* _Brief_: Scan the listing below. Report each line that includes "chart".

★ ★ ★ ★ ★

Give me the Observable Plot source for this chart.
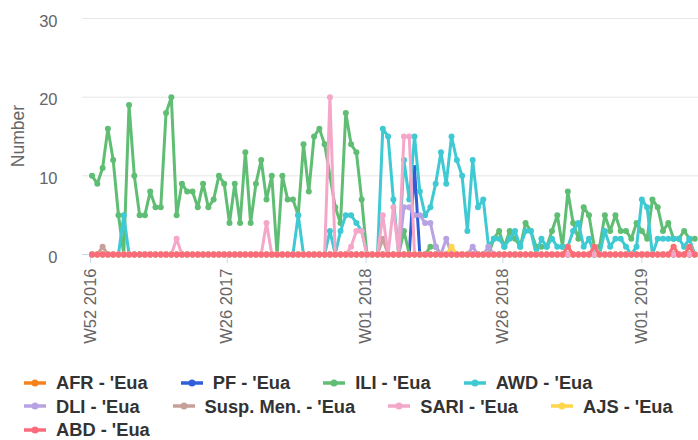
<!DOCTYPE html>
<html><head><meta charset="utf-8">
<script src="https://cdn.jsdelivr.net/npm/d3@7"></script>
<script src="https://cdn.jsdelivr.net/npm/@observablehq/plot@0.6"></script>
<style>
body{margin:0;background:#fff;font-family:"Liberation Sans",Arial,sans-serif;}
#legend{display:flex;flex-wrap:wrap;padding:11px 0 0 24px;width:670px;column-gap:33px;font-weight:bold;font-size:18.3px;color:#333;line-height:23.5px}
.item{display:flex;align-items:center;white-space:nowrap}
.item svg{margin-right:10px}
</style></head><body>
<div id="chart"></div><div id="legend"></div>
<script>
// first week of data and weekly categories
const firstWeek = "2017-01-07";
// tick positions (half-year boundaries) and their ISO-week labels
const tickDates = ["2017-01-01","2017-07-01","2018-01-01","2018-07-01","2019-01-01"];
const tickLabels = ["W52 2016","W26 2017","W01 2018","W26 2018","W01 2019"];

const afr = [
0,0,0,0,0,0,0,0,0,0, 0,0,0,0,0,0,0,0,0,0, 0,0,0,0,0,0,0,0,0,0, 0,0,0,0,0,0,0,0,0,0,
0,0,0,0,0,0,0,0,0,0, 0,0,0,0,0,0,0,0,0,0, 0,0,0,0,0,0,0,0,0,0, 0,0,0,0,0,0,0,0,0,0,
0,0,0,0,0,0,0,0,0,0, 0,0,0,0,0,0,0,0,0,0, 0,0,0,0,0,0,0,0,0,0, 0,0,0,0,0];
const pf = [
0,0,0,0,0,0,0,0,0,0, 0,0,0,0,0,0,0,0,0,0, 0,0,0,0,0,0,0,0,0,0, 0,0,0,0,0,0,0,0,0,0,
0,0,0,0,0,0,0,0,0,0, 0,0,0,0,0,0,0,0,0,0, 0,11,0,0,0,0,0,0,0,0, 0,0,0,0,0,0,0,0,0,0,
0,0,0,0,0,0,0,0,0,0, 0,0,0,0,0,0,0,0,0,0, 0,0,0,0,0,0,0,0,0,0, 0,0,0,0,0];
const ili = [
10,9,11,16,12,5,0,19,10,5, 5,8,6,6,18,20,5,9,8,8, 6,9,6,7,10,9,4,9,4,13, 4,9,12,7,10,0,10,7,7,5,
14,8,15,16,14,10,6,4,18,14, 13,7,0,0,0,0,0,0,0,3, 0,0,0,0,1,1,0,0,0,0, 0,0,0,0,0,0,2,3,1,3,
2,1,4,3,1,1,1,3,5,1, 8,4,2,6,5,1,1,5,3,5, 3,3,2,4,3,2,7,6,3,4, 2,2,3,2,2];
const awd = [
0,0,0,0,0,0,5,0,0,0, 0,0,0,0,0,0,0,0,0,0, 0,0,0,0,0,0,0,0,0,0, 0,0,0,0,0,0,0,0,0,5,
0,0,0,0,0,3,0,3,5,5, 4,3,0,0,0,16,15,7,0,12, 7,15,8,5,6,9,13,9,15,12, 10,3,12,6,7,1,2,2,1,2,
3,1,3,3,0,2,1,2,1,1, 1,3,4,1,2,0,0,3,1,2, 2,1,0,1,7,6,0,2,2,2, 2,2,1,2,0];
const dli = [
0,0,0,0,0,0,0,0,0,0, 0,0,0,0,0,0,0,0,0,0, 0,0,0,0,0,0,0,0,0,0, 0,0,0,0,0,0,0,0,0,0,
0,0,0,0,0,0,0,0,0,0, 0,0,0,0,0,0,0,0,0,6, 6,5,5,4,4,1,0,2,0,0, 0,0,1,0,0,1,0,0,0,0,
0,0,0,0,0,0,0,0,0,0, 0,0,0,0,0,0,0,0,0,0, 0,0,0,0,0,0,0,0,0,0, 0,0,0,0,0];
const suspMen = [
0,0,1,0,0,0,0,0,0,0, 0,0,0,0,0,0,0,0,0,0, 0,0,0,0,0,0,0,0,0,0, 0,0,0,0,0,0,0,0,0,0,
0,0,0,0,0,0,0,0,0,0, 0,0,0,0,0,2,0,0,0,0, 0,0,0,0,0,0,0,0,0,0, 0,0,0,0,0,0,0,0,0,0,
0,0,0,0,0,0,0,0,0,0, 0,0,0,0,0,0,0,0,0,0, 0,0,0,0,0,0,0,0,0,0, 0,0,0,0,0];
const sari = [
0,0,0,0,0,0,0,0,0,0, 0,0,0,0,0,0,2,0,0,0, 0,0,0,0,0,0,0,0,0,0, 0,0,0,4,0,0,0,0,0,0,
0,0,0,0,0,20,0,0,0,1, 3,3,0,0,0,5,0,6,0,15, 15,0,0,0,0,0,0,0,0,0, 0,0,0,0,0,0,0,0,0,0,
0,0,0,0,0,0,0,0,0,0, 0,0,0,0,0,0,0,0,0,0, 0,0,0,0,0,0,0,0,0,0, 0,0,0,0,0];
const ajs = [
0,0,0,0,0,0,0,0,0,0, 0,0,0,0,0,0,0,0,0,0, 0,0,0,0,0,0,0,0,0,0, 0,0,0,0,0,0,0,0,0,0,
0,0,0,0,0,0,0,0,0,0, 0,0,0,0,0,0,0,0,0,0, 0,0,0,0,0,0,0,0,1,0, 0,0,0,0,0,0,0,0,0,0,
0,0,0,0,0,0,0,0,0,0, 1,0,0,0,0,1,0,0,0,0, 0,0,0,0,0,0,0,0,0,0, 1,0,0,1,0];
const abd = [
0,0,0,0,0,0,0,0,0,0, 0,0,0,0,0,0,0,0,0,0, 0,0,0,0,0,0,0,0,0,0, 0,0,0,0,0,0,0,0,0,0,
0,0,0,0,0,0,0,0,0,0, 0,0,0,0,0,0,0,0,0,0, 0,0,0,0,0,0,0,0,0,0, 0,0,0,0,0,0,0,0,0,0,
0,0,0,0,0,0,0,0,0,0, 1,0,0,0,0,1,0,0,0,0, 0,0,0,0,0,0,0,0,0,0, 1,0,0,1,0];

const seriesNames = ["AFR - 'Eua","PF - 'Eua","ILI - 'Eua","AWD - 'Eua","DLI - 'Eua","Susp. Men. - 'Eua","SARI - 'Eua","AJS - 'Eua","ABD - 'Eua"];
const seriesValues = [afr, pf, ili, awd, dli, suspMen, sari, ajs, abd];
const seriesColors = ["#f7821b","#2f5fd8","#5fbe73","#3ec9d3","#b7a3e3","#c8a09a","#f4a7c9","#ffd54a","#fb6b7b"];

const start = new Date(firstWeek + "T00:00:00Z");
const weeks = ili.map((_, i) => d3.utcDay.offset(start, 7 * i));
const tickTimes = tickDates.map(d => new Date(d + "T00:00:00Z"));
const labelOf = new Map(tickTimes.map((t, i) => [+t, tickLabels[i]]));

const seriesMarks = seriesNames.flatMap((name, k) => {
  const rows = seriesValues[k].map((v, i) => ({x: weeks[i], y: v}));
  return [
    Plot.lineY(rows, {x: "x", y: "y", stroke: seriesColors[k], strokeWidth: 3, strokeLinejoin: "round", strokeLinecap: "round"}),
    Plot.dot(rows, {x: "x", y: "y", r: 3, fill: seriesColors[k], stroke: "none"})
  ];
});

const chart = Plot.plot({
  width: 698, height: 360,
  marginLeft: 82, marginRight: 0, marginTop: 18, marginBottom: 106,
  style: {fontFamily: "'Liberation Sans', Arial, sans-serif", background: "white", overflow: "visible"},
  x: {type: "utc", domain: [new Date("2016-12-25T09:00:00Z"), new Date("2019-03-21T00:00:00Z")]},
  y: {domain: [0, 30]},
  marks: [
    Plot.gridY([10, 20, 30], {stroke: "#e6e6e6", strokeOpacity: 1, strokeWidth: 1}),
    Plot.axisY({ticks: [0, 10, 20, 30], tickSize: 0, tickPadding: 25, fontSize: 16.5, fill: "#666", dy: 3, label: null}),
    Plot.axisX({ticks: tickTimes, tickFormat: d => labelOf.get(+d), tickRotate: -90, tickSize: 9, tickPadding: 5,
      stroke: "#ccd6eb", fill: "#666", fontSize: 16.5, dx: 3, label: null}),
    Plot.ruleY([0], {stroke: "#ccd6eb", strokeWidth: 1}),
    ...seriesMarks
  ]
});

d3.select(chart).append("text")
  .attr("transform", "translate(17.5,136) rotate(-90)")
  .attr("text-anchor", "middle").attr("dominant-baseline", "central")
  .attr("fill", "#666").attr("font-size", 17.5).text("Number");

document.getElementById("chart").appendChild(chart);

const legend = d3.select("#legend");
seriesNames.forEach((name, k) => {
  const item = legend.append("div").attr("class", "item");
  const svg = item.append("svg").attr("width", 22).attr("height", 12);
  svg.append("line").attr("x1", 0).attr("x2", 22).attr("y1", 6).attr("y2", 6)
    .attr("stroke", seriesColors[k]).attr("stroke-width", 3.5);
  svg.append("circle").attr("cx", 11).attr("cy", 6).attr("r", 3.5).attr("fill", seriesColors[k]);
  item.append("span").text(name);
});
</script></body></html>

★ ★ ★ ★ ★

* _Worked solution_:
Give me the Observable Plot source for this chart.
<div id="chart"></div><div id="legend"></div>
const chart = Plot.plot({
d3.select(chart).append("text")
document.getElementById("chart").appendChild(chart);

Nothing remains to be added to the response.